TO BE DONE:
Write out the material again word for word, dropping any images it holds.

Start

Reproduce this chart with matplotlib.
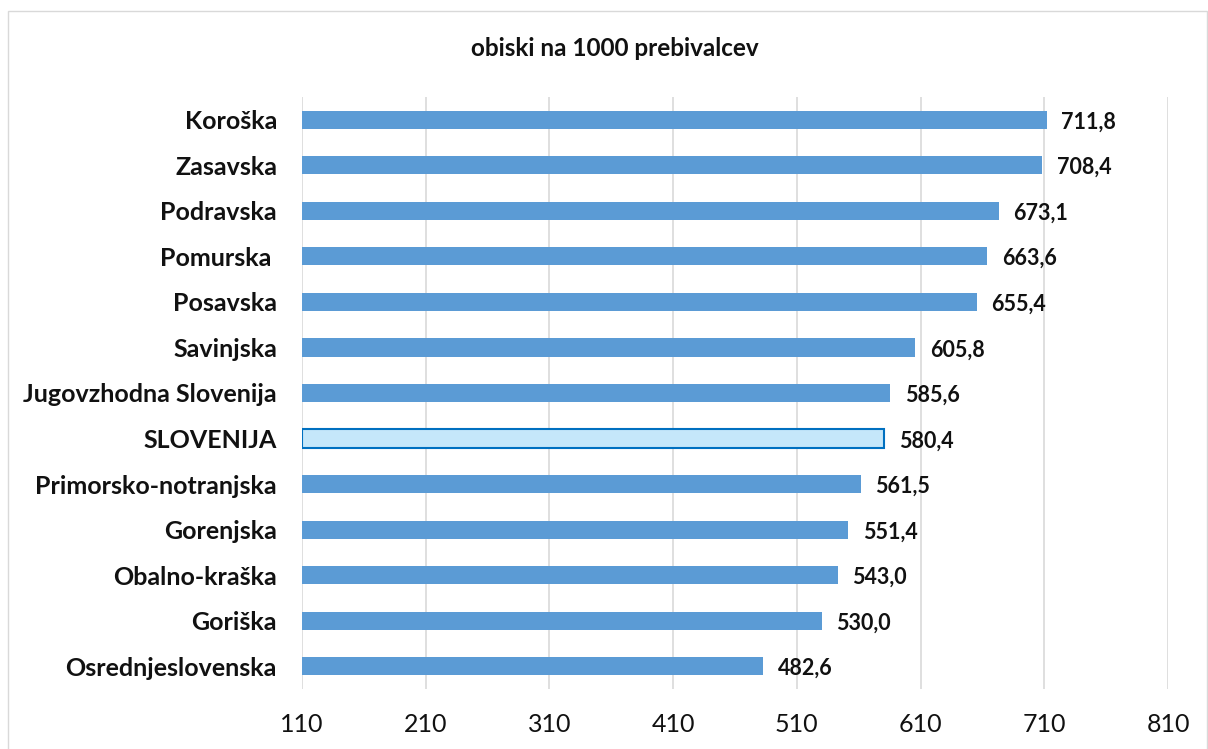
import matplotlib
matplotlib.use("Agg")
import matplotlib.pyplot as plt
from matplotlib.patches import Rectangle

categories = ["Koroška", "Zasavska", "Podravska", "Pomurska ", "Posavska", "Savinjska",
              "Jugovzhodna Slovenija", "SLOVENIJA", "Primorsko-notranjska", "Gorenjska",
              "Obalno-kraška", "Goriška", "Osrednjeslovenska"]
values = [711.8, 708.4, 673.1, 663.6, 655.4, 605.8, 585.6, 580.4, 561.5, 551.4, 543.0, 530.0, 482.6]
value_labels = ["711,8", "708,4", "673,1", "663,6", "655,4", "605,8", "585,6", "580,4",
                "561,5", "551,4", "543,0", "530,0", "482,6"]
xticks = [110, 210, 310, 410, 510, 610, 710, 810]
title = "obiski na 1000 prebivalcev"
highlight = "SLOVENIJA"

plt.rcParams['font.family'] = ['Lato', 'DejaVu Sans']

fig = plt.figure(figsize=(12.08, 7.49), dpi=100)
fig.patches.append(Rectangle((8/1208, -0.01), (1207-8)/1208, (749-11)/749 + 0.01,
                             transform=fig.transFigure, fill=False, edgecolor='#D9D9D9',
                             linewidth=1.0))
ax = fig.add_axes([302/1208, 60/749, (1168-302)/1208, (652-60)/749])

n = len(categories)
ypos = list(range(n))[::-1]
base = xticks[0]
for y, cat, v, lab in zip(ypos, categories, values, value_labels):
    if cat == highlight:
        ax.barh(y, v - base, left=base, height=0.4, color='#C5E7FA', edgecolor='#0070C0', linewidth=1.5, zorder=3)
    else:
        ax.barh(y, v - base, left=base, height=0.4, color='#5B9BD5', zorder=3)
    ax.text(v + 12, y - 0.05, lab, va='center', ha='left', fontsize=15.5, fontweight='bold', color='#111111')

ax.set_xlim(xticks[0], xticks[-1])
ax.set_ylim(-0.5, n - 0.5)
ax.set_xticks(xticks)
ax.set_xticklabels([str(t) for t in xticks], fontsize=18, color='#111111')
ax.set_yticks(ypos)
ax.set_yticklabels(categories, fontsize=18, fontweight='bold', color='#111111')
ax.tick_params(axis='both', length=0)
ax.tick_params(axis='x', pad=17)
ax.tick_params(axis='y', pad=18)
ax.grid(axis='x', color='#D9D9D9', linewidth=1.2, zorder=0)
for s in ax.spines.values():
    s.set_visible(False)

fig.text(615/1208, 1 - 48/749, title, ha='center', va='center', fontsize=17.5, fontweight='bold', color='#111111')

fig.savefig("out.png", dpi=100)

End

TASK RESPONSE:
Reproduce this chart with matplotlib.
import matplotlib
matplotlib.use("Agg")
import matplotlib.pyplot as plt
from matplotlib.patches import Rectangle

categories = ["Koroška", "Zasavska", "Podravska", "Pomurska ", "Posavska", "Savinjska",
              "Jugovzhodna Slovenija", "SLOVENIJA", "Primorsko-notranjska", "Gorenjska",
              "Obalno-kraška", "Goriška", "Osrednjeslovenska"]
values = [711.8, 708.4, 673.1, 663.6, 655.4, 605.8, 585.6, 580.4, 561.5, 551.4, 543.0, 530.0, 482.6]
value_labels = ["711,8", "708,4", "673,1", "663,6", "655,4", "605,8", "585,6", "580,4",
                "561,5", "551,4", "543,0", "530,0", "482,6"]
xticks = [110, 210, 310, 410, 510, 610, 710, 810]
title = "obiski na 1000 prebivalcev"
highlight = "SLOVENIJA"

plt.rcParams['font.family'] = ['Lato', 'DejaVu Sans']

fig = plt.figure(figsize=(12.08, 7.49), dpi=100)
fig.patches.append(Rectangle((8/1208, -0.01), (1207-8)/1208, (749-11)/749 + 0.01,
                             transform=fig.transFigure, fill=False, edgecolor='#D9D9D9',
                             linewidth=1.0))
ax = fig.add_axes([302/1208, 60/749, (1168-302)/1208, (652-60)/749])

n = len(categories)
ypos = list(range(n))[::-1]
base = xticks[0]
for y, cat, v, lab in zip(ypos, categories, values, value_labels):
    if cat == highlight:
        ax.barh(y, v - base, left=base, height=0.4, color='#C5E7FA', edgecolor='#0070C0', linewidth=1.5, zorder=3)
    else:
        ax.barh(y, v - base, left=base, height=0.4, color='#5B9BD5', zorder=3)
    ax.text(v + 12, y - 0.05, lab, va='center', ha='left', fontsize=15.5, fontweight='bold', color='#111111')

ax.set_xlim(xticks[0], xticks[-1])
ax.set_ylim(-0.5, n - 0.5)
ax.set_xticks(xticks)
ax.set_xticklabels([str(t) for t in xticks], fontsize=18, color='#111111')
ax.set_yticks(ypos)
ax.set_yticklabels(categories, fontsize=18, fontweight='bold', color='#111111')
ax.tick_params(axis='both', length=0)
ax.tick_params(axis='x', pad=17)
ax.tick_params(axis='y', pad=18)
ax.grid(axis='x', color='#D9D9D9', linewidth=1.2, zorder=0)
for s in ax.spines.values():
    s.set_visible(False)

fig.text(615/1208, 1 - 48/749, title, ha='center', va='center', fontsize=17.5, fontweight='bold', color='#111111')

fig.savefig("out.png", dpi=100)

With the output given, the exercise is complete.